Election Section

Arts: Ron Jones Brings His One-Man Show to the Marsh By KEN BULLOCK Special to the Planet

Friday September 09, 2005

Just into Ron Jones’ monologue/solo show, adapted from his book, When God Winked, the protean Jones—who takes on the mannerisms and voices of his charges and colleagues from the Recreation Center for the Handicapped in San Francisco—blows out through the exit, into the lobby of The Marsh’s new Berkeley theater in the Gaia Building, and shepherds in (like a Border Collie) late arrivals, with high-pitched admonitions: “Don’t be tardy! Have you seen Carol?” 

But neither the latecomers nor those seated feel particularly institutionalized. Jones, who will retire this year after 30 years at the center (now named after its founder, Janet Pomeroy, one of the play’s characters), has said the show is his answer to a retirement party. 

It’s certainly not very retiring. Anecdotes from his rollercoaster career are mixed with the crazy life of the center. Raconteur gives way to mimic, punctuated by Jones’ remarkable video clips of basketball games with celebrities playing his challenged team (which always wins, he says, “because we cheat!”).

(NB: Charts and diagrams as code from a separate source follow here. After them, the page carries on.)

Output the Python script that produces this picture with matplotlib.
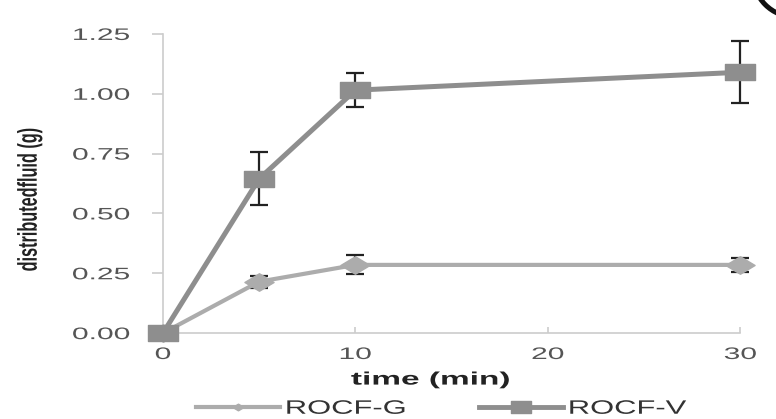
import matplotlib
matplotlib.use("Agg")
import matplotlib.pyplot as plt
from matplotlib.path import Path
from matplotlib.patheffects import AbstractPathEffect
from matplotlib.transforms import Affine2D
from matplotlib.lines import Line2D
from matplotlib.patches import Ellipse

plt.rcParams['font.family'] = ['Liberation Sans', 'DejaVu Sans']

time = [0, 5, 10, 30]
rocf_g = [0.0, 0.215, 0.285, 0.285]
rocf_g_err = [0.0, 0.025, 0.04, 0.03]
rocf_v = [0.0, 0.645, 1.015, 1.09]
rocf_v_err = [0.0, 0.11, 0.07, 0.13]
xticks = [0, 10, 20, 30]
yticks = [0.0, 0.25, 0.5, 0.75, 1.0, 1.25]
series_names = ['ROCF-G', 'ROCF-V']


class Stretch(AbstractPathEffect):
    """Draw the text glyphs scaled in their own frame (the source image is stretched)."""
    def __init__(self, sx=1.0, sy=1.0, fx=0.5, fy=0.5):
        super().__init__()
        self.sx, self.sy, self.fx, self.fy = sx, sy, fx, fy

    def draw_path(self, renderer, gc, tpath, affine, rgbFace=None):
        ext = tpath.get_extents()
        ax_ = ext.x0 + self.fx * ext.width
        ay_ = ext.y0 + self.fy * ext.height
        t = Affine2D().translate(-ax_, -ay_).scale(self.sx, self.sy).translate(ax_, ay_)
        renderer.draw_path(gc, tpath, t + affine, rgbFace)


rect = Path([(-1, -0.55), (1, -0.55), (1, 0.55), (-1, 0.55), (-1, -0.55)],
            [Path.MOVETO, Path.LINETO, Path.LINETO, Path.LINETO, Path.CLOSEPOLY])
diam = Path([(-1, 0), (0, -0.6), (1, 0), (0, 0.6), (-1, 0)],
            [Path.MOVETO, Path.LINETO, Path.LINETO, Path.LINETO, Path.CLOSEPOLY])

fig = plt.figure(figsize=(7.76, 4.19), dpi=100)
ax = fig.add_axes([0.210, 0.205, 0.744, 0.714])

cg = '#acacac'
cv = '#8e8e8e'

ax.errorbar(time, rocf_g, yerr=rocf_g_err, color=cg, lw=3.0, marker=diam, ms=21,
            mfc=cg, mec=cg, ecolor='#222222', elinewidth=1.6, capsize=6.5, capthick=1.6,
            clip_on=False, zorder=3)
ax.errorbar(time, rocf_v, yerr=rocf_v_err, color=cv, lw=3.6, marker=rect, ms=21,
            mfc=cv, mec=cv, ecolor='#222222', elinewidth=1.6, capsize=6.5, capthick=1.6,
            clip_on=False, zorder=4)

ax.set_xlim(0, 30)
ax.set_ylim(0, 1.25)
ax.set_xticks(xticks)
ax.set_yticks(yticks)
ax.set_yticklabels([f"{v:.2f}" for v in yticks])
for s in ['top', 'right']:
    ax.spines[s].set_visible(False)
for s in ['left', 'bottom']:
    ax.spines[s].set_color('#cccccc')
    ax.spines[s].set_linewidth(1.2)
ax.tick_params(axis='both', colors='#cccccc', labelcolor='#555555', labelsize=12, width=1.2)
ax.tick_params(axis='y', length=8, direction='out', pad=16)
ax.tick_params(axis='x', length=4, direction='in', pad=10)

for t in ax.yaxis.get_major_ticks():
    t.label1.set_path_effects([Stretch(sx=1.8, fx=1.0)])
for t in ax.xaxis.get_major_ticks():
    t.label1.set_path_effects([Stretch(sx=1.8, fx=0.5)])

ax.set_xlabel('time (min)', fontsize=13, fontweight='bold', color='#222222')
ax.xaxis.label.set_va('center')
ax.xaxis.set_label_coords(0.463, -0.157)
ax.xaxis.label.set_path_effects([Stretch(sx=1.85, fx=0.5)])

ax.set_ylabel('distributedfluid (g)', fontsize=13, fontweight='bold', color='#222222')
ax.yaxis.label.set_va('center')
ax.yaxis.set_label_coords(-0.2305, 0.445)
ax.yaxis.label.set_path_effects([Stretch(sx=0.9, sy=1.5, fx=0.5, fy=0.5)])

h1 = Line2D([], [], color=cg, lw=3, marker=diam, ms=8, mfc=cg, mec=cg)
h2 = Line2D([], [], color=cv, lw=3.5, marker=rect, ms=15, mfc=cv, mec=cv)
leg = fig.legend([h1, h2], series_names, loc='center', bbox_to_anchor=(0.541, 0.024),
                 ncol=2, frameon=False, fontsize=14, handlelength=4.3, columnspacing=6.0,
                 handletextpad=0.3, labelcolor='#333333', borderpad=0.0)
for txt in leg.get_texts():
    txt.set_path_effects([Stretch(sx=1.59, fx=0.0)])

# black arc fragment in the top-right corner of the source image
r = 42
fig.patches.append(Ellipse((795 / 776, 1 + 25 / 419), 2 * r / 776, 2 * r / 419,
                           transform=fig.transFigure, fill=False, edgecolor='#111111',
                           lw=3.6, clip_on=False))

fig.savefig('out.png', dpi=100)
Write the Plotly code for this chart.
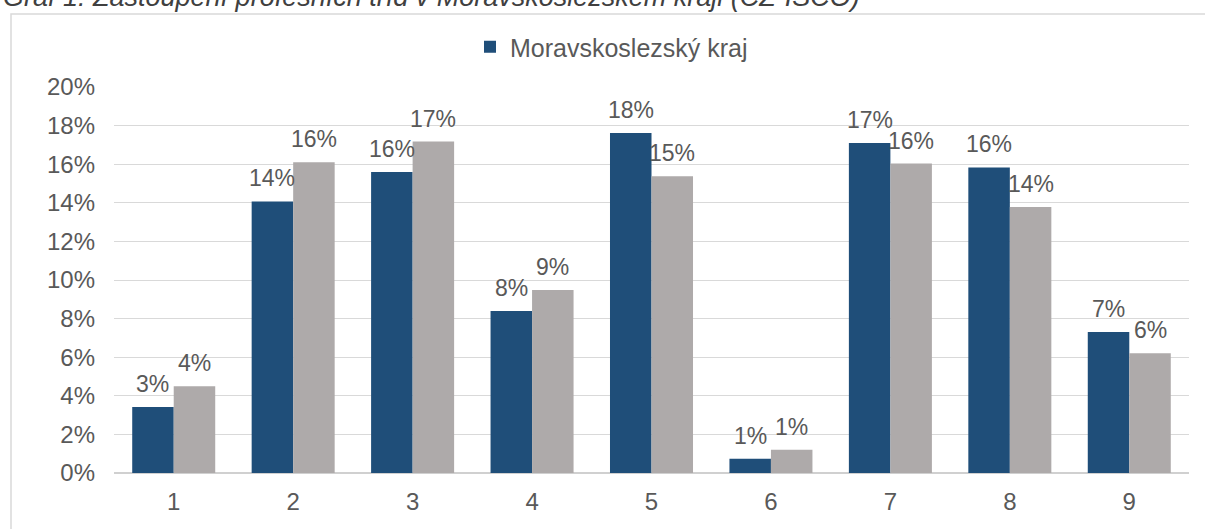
import plotly.graph_objects as go

categories = ["1", "2", "3", "4", "5", "6", "7", "8", "9"]
msk_values = [0.0342, 0.1407, 0.1560, 0.0840, 0.1762, 0.0074, 0.1710, 0.1583, 0.0730]
cr_values = [0.0449, 0.1610, 0.1717, 0.0948, 0.1537, 0.0120, 0.1603, 0.1378, 0.0620]
y_ticks = [0, 0.02, 0.04, 0.06, 0.08, 0.10, 0.12, 0.14, 0.16, 0.18, 0.20]
series_name = "Moravskoslezský kraj"
title_text = "Graf 1: Zastoupení profesních tříd v Moravskoslezském kraji (CZ-ISCO)"

BLUE = "#1f4e79"
GRAY = "#aeaaaa"
TXT = "#595959"
FONT = "Liberation Sans, Arial, sans-serif"

W, H = 1205, 529
L, R, T, B = 114, 16, 87, 56
BARGAP = 0.305

fig = go.Figure()
fig.add_trace(go.Bar(x=list(range(len(categories))), y=msk_values, name=series_name,
                     marker=dict(color=BLUE, line=dict(width=0)), showlegend=True))
fig.add_trace(go.Bar(x=list(range(len(categories))), y=cr_values, name="ČR",
                     marker=dict(color=GRAY, line=dict(width=0)), showlegend=False))

# data labels above bars (positions derived from the data and bar layout)
half = (1 - BARGAP) / 4
for i, (a, b) in enumerate(zip(msk_values, cr_values)):
    for xoff, v in ((-half, a), (half, b)):
        fig.add_annotation(x=i + xoff, y=v, xref="x", yref="y",
                           text=f"{round(v * 100):.0f}%", showarrow=False,
                           yanchor="middle", xanchor="center", yshift=23,
                           font=dict(family=FONT, size=23, color=TXT))

pw, ph = W - L - R, H - T - B

# title (partially cut at top, as in the reference)
fig.add_annotation(xref="paper", yref="paper", x=(1 - L) / pw, y=1,
                   xanchor="left", yanchor="bottom", yshift=73, showarrow=False,
                   text=f"<i>{title_text}</i>",
                   font=dict(family=FONT, size=27, color="#404040"))

# chart border
fig.add_shape(type="rect", xref="paper", yref="paper",
              x0=(11 - L) / pw, x1=(W + 20 - L) / pw,
              y0=(H - B - (H + 20)) / ph, y1=(H - B - 14) / ph,
              line=dict(color="#d9d9d9", width=1.5), fillcolor="rgba(0,0,0,0)", layer="below")

fig.update_layout(
    width=W, height=H,
    margin=dict(l=L, r=R, t=T, b=B),
    paper_bgcolor="white", plot_bgcolor="white",
    barmode="group", bargap=BARGAP, bargroupgap=0,
    font=dict(family=FONT, color=TXT),
    legend=dict(orientation="h", x=(470 - L) / pw, xanchor="left",
                y=(H - B - 47) / ph, yanchor="middle",
                font=dict(family=FONT, size=25, color=TXT),
                bgcolor="rgba(0,0,0,0)", itemwidth=30),
    xaxis=dict(tickmode="array", tickvals=list(range(len(categories))), ticktext=categories,
               range=[-0.5, len(categories) - 0.5], showgrid=False, zeroline=False,
               showline=False, ticks="", ticklabelstandoff=12,
               tickfont=dict(family=FONT, size=24, color=TXT)),
    yaxis=dict(range=[0, 0.2], tickmode="array", tickvals=y_ticks,
               ticktext=[f"{round(t * 100)}%" for t in y_ticks],
               showgrid=True, gridcolor="#d9d9d9", gridwidth=1,
               zeroline=True, zerolinecolor="#d0d0d0", zerolinewidth=1.5,
               showline=False, ticks="", ticklabelstandoff=18,
               tickfont=dict(family=FONT, size=24, color=TXT)),
)

fig.write_html("out.html", config={"displayModeBar": False},
               post_script="document.body.style.margin='0';")
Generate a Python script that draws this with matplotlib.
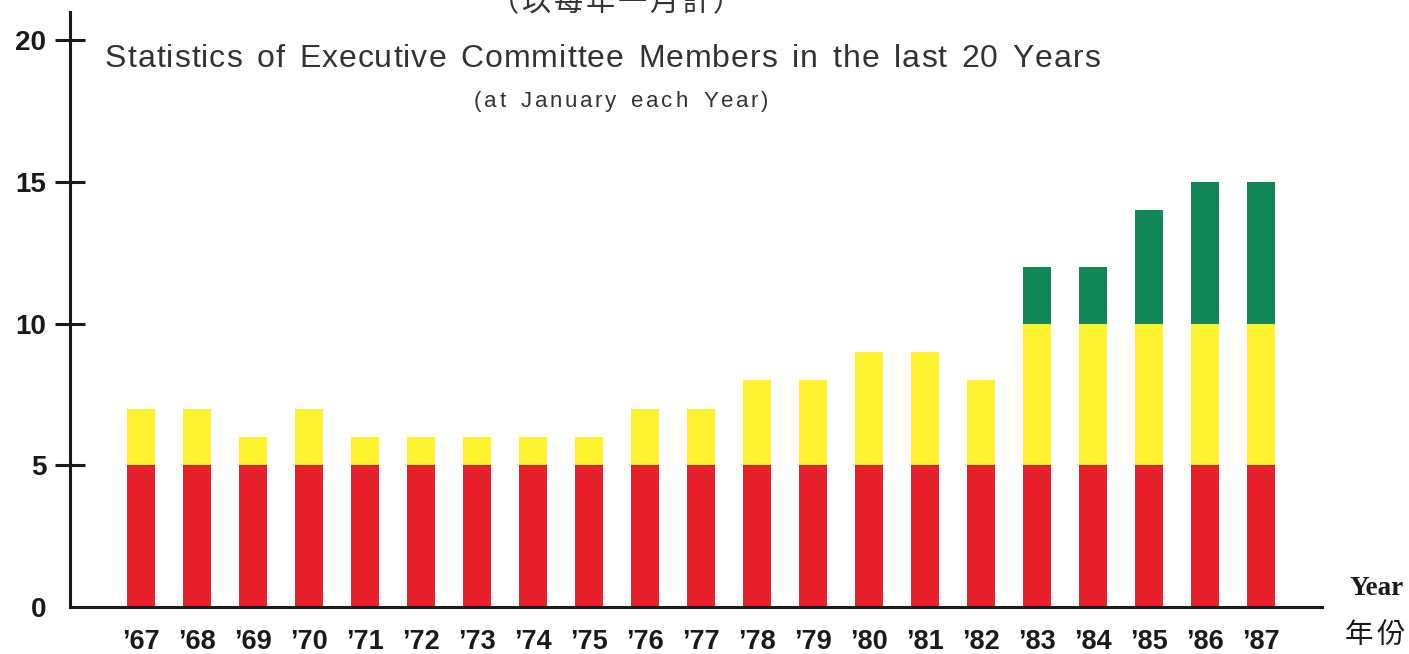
import matplotlib
matplotlib.use("Agg")
import matplotlib.pyplot as plt
import numpy as np

# Executive Committee membership, January of each year
years = ["'67", "'68", "'69", "'70", "'71", "'72", "'73", "'74", "'75", "'76",
         "'77", "'78", "'79", "'80", "'81", "'82", "'83", "'84", "'85", "'86", "'87"]
year_labels = [y.replace("'", "\u2019") for y in years]
red_members = [5, 5, 5, 5, 5, 5, 5, 5, 5, 5, 5, 5, 5, 5, 5, 5, 5, 5, 5, 5, 5]
yellow_members = [2, 2, 1, 2, 1, 1, 1, 1, 1, 2, 2, 3, 3, 4, 4, 3, 5, 5, 5, 5, 5]
green_members = [0, 0, 0, 0, 0, 0, 0, 0, 0, 0, 0, 0, 0, 0, 0, 0, 2, 2, 4, 5, 5]
y_ticks = [0, 5, 10, 15, 20]

RED = "#e8202c"
YELLOW = "#fdf22f"
GREEN = "#12885a"
INK = "#1a1a1a"

W_PX, H_PX = 1409, 654
fig = plt.figure(figsize=(W_PX / 100, H_PX / 100), dpi=100)
fig.patch.set_facecolor("white")

ax_left, ax_right, ax_bottom, ax_top = 70, 1322, 607, 12
ax = fig.add_axes([ax_left / W_PX, 1 - ax_bottom / H_PX,
                   (ax_right - ax_left) / W_PX, (ax_bottom - ax_top) / H_PX])

x = np.arange(len(years))
red = np.array(red_members)
yellow = np.array(yellow_members)
green = np.array(green_members)
bw = 0.5
ax.bar(x, red, width=bw, color=RED, linewidth=0)
ax.bar(x, yellow, width=bw, bottom=red, color=YELLOW, linewidth=0)
ax.bar(x, green, width=bw, bottom=red + yellow, color=GREEN, linewidth=0)

ax.set_xlim(-1.27, 21.09)
ax.set_ylim(0, 21)

for side in ("top", "right"):
    ax.spines[side].set_visible(False)
for side in ("left", "bottom"):
    ax.spines[side].set_linewidth(2.2)
    ax.spines[side].set_color(INK)

ax.set_yticks(y_ticks)
ax.set_yticklabels([str(v) for v in y_ticks], family="Liberation Sans",
                   weight="bold", size=20)
ax.tick_params(axis="y", direction="inout", length=21, width=2.2, pad=6.5,
               color=INK, labelcolor=INK)
ax.yaxis.get_major_ticks()[0].tick1line.set_visible(False)

ax.set_xticks(x)
ax.set_xticklabels(year_labels, family="Liberation Sans", weight="bold", size=19.5)
ax.tick_params(axis="x", length=0, pad=15.5, labelcolor=INK)


def spaced_text(s, x0, x1, y_base, letter_gap=1.0, **kw):
    """Draw s from pixel x0 to x1 at baseline y_base; letters sit letter_gap
    pixels apart and the word spaces stretch to fill the remaining width."""
    r = fig.canvas.get_renderer()

    def width(txt):
        t = fig.text(0, 0, txt, **kw)
        w = t.get_window_extent(r).width
        t.remove()
        return w

    bar_w = width("||")
    widths = [width("|" + ch + "|") - bar_w for ch in s]
    n_space = s.count(" ")
    letters = sum(w for ch, w in zip(s, widths) if ch != " ")
    gaps = (len(s) - 1 - 2 * n_space) * letter_gap
    if n_space:
        space_w = (x1 - x0 - letters - gaps) / n_space
        step = letter_gap
    else:
        space_w = 0
        step = (x1 - x0 - letters) / max(len(s) - 1, 1)
    cx = x0
    for i, ch in enumerate(s):
        if ch == " ":
            cx += space_w
            continue
        fig.text(cx / W_PX, 1 - y_base / H_PX, ch, ha="left", va="baseline", **kw)
        cx += widths[i]
        if i + 1 < len(s) and s[i + 1] != " ":
            cx += step


spaced_text("Statistics of Executive Committee Members in the last 20 Years",
            105, 1100, 67, letter_gap=1.0,
            family="Liberation Sans", size=23, color="#333333")
spaced_text("(at January each Year)", 474, 768, 107, letter_gap=2.6,
            family="Liberation Sans", size=16, color="#333333")
spaced_text("\uff08以每年一月計\uff09", 490, 742, 11,
            family="Noto Sans CJK TC", size=21, color="#333333")

fig.text(1350 / W_PX, 1 - 595 / H_PX, "Year", family="Liberation Serif",
         weight="bold", size=19.5, color=INK, ha="left", va="baseline")
spaced_text("年份", 1345, 1405, 643, family="Noto Sans CJK TC", size=20.5, color=INK)

fig.savefig("out.png", dpi=100, facecolor="white")
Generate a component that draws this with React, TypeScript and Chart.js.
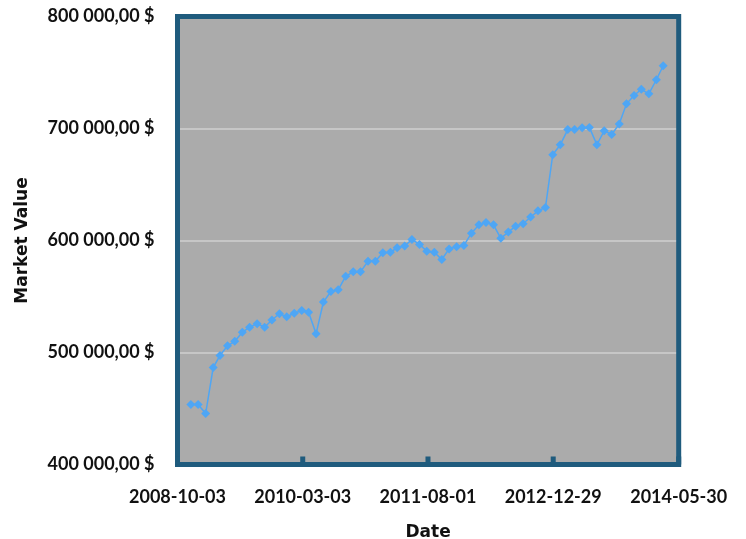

He also includes movement theater workshops and performances led by a blind woman with dreamlike inspiration, as well as the breakfast club regulars at John’s Ocean Beach Cafe cutting up, and a freaky solidarity rally when the center’s workers go on strike. 

Pulitzer Prize nominee Jones has been hailed by Studs Terkel, who has called Jones “perhaps the most important story of our time,” and the late San Francisco Chronicle columnist Herb Caen, who called him “one of my favorite San Francisco heroes.” 

When God Winked, a work-in-progress, showcases Jones’ many talents. Sometimes his monologue is a little too literary, like he’s reciting from the page. But the “constant improvization” of his job breaks through, and his ironic observations are hijacked by the acting out—often just a split-second—of his clients’ acting out. 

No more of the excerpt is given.